Die Universität und die Wirtschaftswissenschaftliche Fakultät weichen aus zum Fall Elsasser. Einen ausführlichen Fragekatalog beantworten sie mit einer dünnen Stellungnahme. Es sei ein Einzelfall: «Das Resultat des von Ihnen angesprochenen Falles fiel im Sinne des Studierenden aus. Demzufolge ist aus unserer Sicht die Sache inzwischen zu aller Zufriedenheit erledigt», schreibt Sven Akeret vom Uni-Rechtsdienst.
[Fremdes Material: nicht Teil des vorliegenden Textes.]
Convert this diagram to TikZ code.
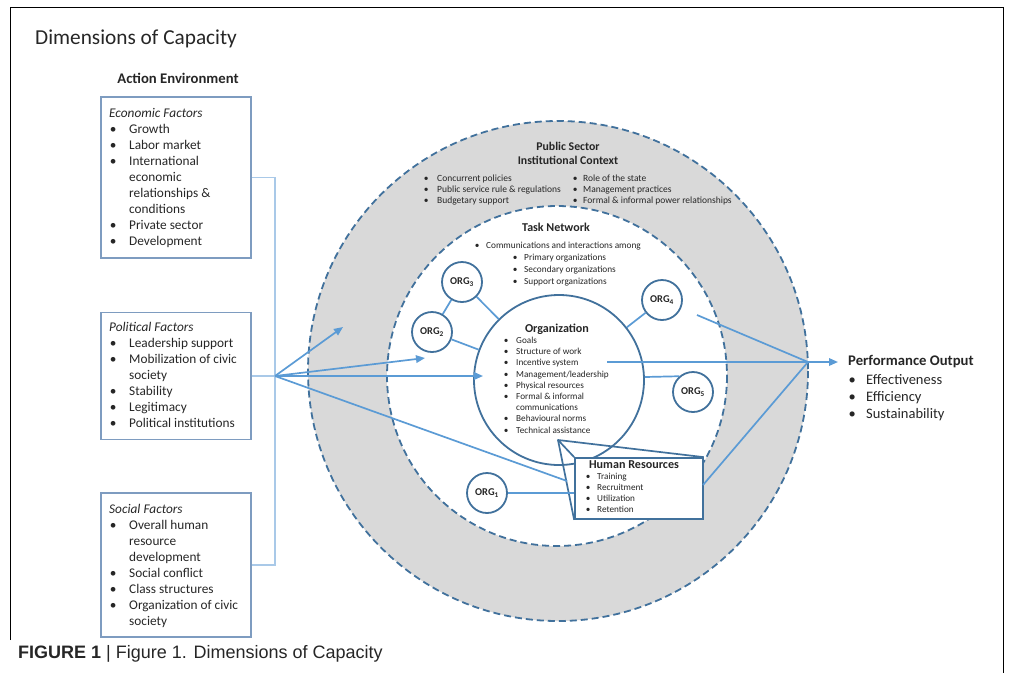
\documentclass[tikz,border=0pt]{standalone}
\usepackage{fontspec}
\setmainfont{Carlito}
\newfontfamily\capfont{Liberation Sans}
\usetikzlibrary{arrows.meta}
\definecolor{txt}{HTML}{262626}
\definecolor{arrowblue}{HTML}{5B9BD5}
\definecolor{lightblue}{HTML}{A9C9E8}
\definecolor{boxblue}{HTML}{7E9CC0}
\definecolor{darkblue}{HTML}{41719C}
\definecolor{ringgray}{HTML}{D9D9D9}
\newcommand{\bul}{\makebox[8pt]{\textbullet}\hspace*{12pt}}
\newcommand{\nob}{\hspace*{20pt}}
\newcommand{\sbul}{\makebox[6pt]{\textbullet}\hspace*{6pt}}
\tikzset{
  factbox/.style={draw=boxblue, line width=1.7pt, minimum width=150pt, inner sep=0pt},
  facttext/.style={anchor=north west, align=left, inner sep=0pt, text=txt, font=\fontsize{13.3}{16}\selectfont},
  smalltext/.style={anchor=north west, align=left, inner sep=0pt, text=txt},
  orgnode/.style={circle, draw=darkblue, line width=1.8pt, fill=white, minimum size=40pt, inner sep=0pt, text=txt, font=\fontsize{10.4}{11}\selectfont\bfseries},
  link/.style={arrowblue, line width=1.7pt},
  arr/.style={arrowblue, line width=1.7pt, -{Triangle[length=9pt,width=7.5pt]}},
  ringline/.style={darkblue, line width=1.8pt, dash pattern=on 7pt off 4pt},
}
\begin{document}
\begin{tikzpicture}[x=1pt, y=-1pt]
\useasboundingbox (0,0) rectangle (1011,673);
% frame
\draw[line width=0.9pt, black] (10,640) -- (10,7) -- (1003,7) -- (1003,673);
% title
\node[anchor=west, text=txt, font=\fontsize{21.3}{23}\selectfont, inner sep=0pt] (title) at (35,39) {Dimensions of Capacity};
\node[text=txt, font=\fontsize{14.7}{16}\selectfont\bfseries, inner sep=0pt] (actenv) at (178,78) {Action Environment};
% caption
\node[anchor=west, inner sep=0pt, text=black!85, font=\capfont\fontsize{18}{20}\selectfont] (caption) at (18,654) {\textbf{FIGURE 1} | Figure 1. Dimensions of Capacity};

% rings
\fill[ringgray] (558,371) circle (250);
\fill[white] (557,376) circle (170);
\draw[ringline] (558,371) circle (250);
\draw[ringline] (557,376) circle (170);

% factor boxes
\node[factbox, minimum height=161pt] (eco) at (176,177.5) {};
\node[facttext] (ecot) at (109,108.5) {\textit{Economic Factors}\\ \bul Growth\\ \bul Labor market\\ \bul International\\ \nob economic\\ \nob relationships \&\\ \nob conditions\\ \bul Private sector\\ \bul Development};
\node[factbox, minimum height=127pt] (pol) at (176,376) {};
\node[facttext] (polt) at (109,322.5) {\textit{Political Factors}\\ \bul Leadership support\\ \bul Mobilization of civic\\ \nob society\\ \bul Stability\\ \bul Legitimacy\\ \bul Political institutions};
\node[factbox, minimum height=144pt] (soc) at (176,565) {};
\node[facttext] (soct) at (109,504.5) {\textit{Social Factors}\\ \bul Overall human\\ \nob resource\\ \nob development\\ \bul Social conflict\\ \bul Class structures\\ \bul Organization of civic\\ \nob society};

% bracket
\coordinate (P) at (275,376);
\draw[lightblue, line width=1.4pt] (eco.east) -- (275,177.5) -- (275,565) -- (soc.east);
\draw[lightblue, line width=1.4pt] (pol.east) -- (P);

% public sector text
\node[text=txt, font=\fontsize{11.8}{14}\selectfont\bfseries, align=center, inner sep=0pt] (pstitle) at (568,153) {Public Sector\\ Institutional Context};
\node[smalltext, font=\fontsize{9.5}{11}\selectfont] (psl) at (423,174.5) {\makebox[6pt]{\textbullet}\hspace*{8pt}Concurrent policies\\ \makebox[6pt]{\textbullet}\hspace*{8pt}Public service rule \& regulations\\ \makebox[6pt]{\textbullet}\hspace*{8pt}Budgetary support};
\node[smalltext, font=\fontsize{9.5}{11}\selectfont] (psr) at (572,174.5) {\makebox[6pt]{\textbullet}\hspace*{5pt}Role of the state\\ \makebox[6pt]{\textbullet}\hspace*{5pt}Management practices\\ \makebox[6pt]{\textbullet}\hspace*{5pt}Formal \& informal power relationships};

% task network
\node[text=txt, font=\fontsize{12}{13}\selectfont\bfseries, inner sep=0pt] (tntitle) at (556,227) {Task Network};
\node[smalltext, font=\fontsize{9.3}{12}\selectfont] (tnt) at (474,242) {\sbul Communications and interactions among\\ \hspace*{38pt}\sbul Primary organizations\\ \hspace*{38pt}\sbul Secondary organizations\\ \hspace*{38pt}\sbul Support organizations};

% organization
\node[circle, draw=darkblue, line width=1.8pt, minimum size=170pt, inner sep=0pt] (org) at (559,380) {};
\node[text=txt, font=\fontsize{12.1}{13}\selectfont\bfseries, inner sep=0pt] (orgtitle) at (557,329) {Organization};
\node[smalltext, font=\fontsize{9.2}{11.2}\selectfont] (orgt) at (503,337) {\makebox[6pt]{\textbullet}\hspace*{7pt}Goals\\ \makebox[6pt]{\textbullet}\hspace*{7pt}Structure of work\\ \makebox[6pt]{\textbullet}\hspace*{7pt}Incentive system\\ \makebox[6pt]{\textbullet}\hspace*{7pt}Management/leadership\\ \makebox[6pt]{\textbullet}\hspace*{7pt}Physical resources\\ \makebox[6pt]{\textbullet}\hspace*{7pt}Formal \& informal\\ \hspace*{13pt}communications\\ \makebox[6pt]{\textbullet}\hspace*{7pt}Behavioural norms\\ \makebox[6pt]{\textbullet}\hspace*{7pt}Technical assistance};

% ORG nodes
\node[orgnode] (org3) at (462,282) {ORG\textsubscript{3}};
\node[orgnode] (org2) at (432,332) {ORG\textsubscript{2}};
\node[orgnode] (org4) at (662,300) {ORG\textsubscript{4}};
\node[orgnode] (org5) at (693,392) {ORG\textsubscript{5}};
\node[orgnode] (org1) at (487,493) {ORG\textsubscript{1}};
\draw[link] (org3) -- (org2);
\draw[link] (org3) -- (org);
\draw[link] (org2) -- (org);
\draw[link] (org4) -- (org);
\draw[link] (org.2) -- (org5.131);

% human resources callout
\coordinate (apex) at (558,440);
\node[draw=darkblue, line width=1.7pt, fill=white, minimum width=128pt, minimum height=61pt, inner sep=0pt] (hr) at (639,488.5) {};
\draw[darkblue, line width=1.7pt, line join=round] (hr.north west) -- (apex) -- (hr.north east);
\draw[darkblue, line width=1.7pt] (apex) -- (hr.south west);
\node[text=txt, font=\fontsize{12.1}{13}\selectfont\bfseries, inner sep=0pt] (hrtitle) at (634,465) {Human Resources};
\node[smalltext, font=\fontsize{9.2}{11}\selectfont] (hrt) at (585,473) {\makebox[6pt]{\textbullet}\hspace*{6pt}Training\\ \makebox[6pt]{\textbullet}\hspace*{6pt}Recruitment\\ \makebox[6pt]{\textbullet}\hspace*{6pt}Utilization\\ \makebox[6pt]{\textbullet}\hspace*{6pt}Retention};
\draw[link] (org1) -- (org1 -| hr.west);

% arrows from action environment
\coordinate (a1) at (343,327);
\coordinate (a2) at (425,358);
\coordinate (a3) at (483,376);
\coordinate (a4) at (567,481);
\draw[arr] (P) -- (a1);
\draw[arr] (P) -- (a2);
\draw[arr] (P) -- (a3);
\draw[link] (P) -- (a4);

% arrows to performance output
\coordinate (C) at (808,362);
\coordinate (s1) at (697,315);
\coordinate (s2) at (607,362);
\coordinate (hrout) at (703,485);
\draw[link] (s1) -- (C);
\draw[link] (hrout) -- (C);
\draw[arr] (s2) -- (C) -- (838,362);

% performance output
\node[anchor=west, text=txt, font=\fontsize{14.7}{16}\selectfont\bfseries, inner sep=0pt] (perf) at (848,362) {Performance Output};
\node[smalltext, font=\fontsize{14.5}{17}\selectfont] (perft) at (848,374) {\makebox[8pt]{\textbullet}\hspace*{10pt}Effectiveness\\ \makebox[8pt]{\textbullet}\hspace*{10pt}Efficiency\\ \makebox[8pt]{\textbullet}\hspace*{10pt}Sustainability};
\end{tikzpicture}
\end{document}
Keine Aufregung also, bitteschön. Um die Sache zu aller Zufriedenheit erledigt zu haben, musste Christian Elsasser ja nur etwas warten und ein paar Mails und Eingaben schreiben. Er wurde als Dokumentenfälscher verdächtigt und musste um ein Haar an einer Gerichtsverhandlung erscheinen. Das Verhalten der Dekanatsleitung, dieses Gefühl hat Elsasser genauso beschlichen wie die ZS, vermittelt den Eindruck, als habe sie ein Exempel statuieren wollen. Als wolle sie Studierende davon abhalten, bei Buchungsfehlern auf ihr Recht zu pochen. «Ich könnte mir gut vorstellen, dass es noch mehr solche Fälle gibt», mutmasst Elsasser.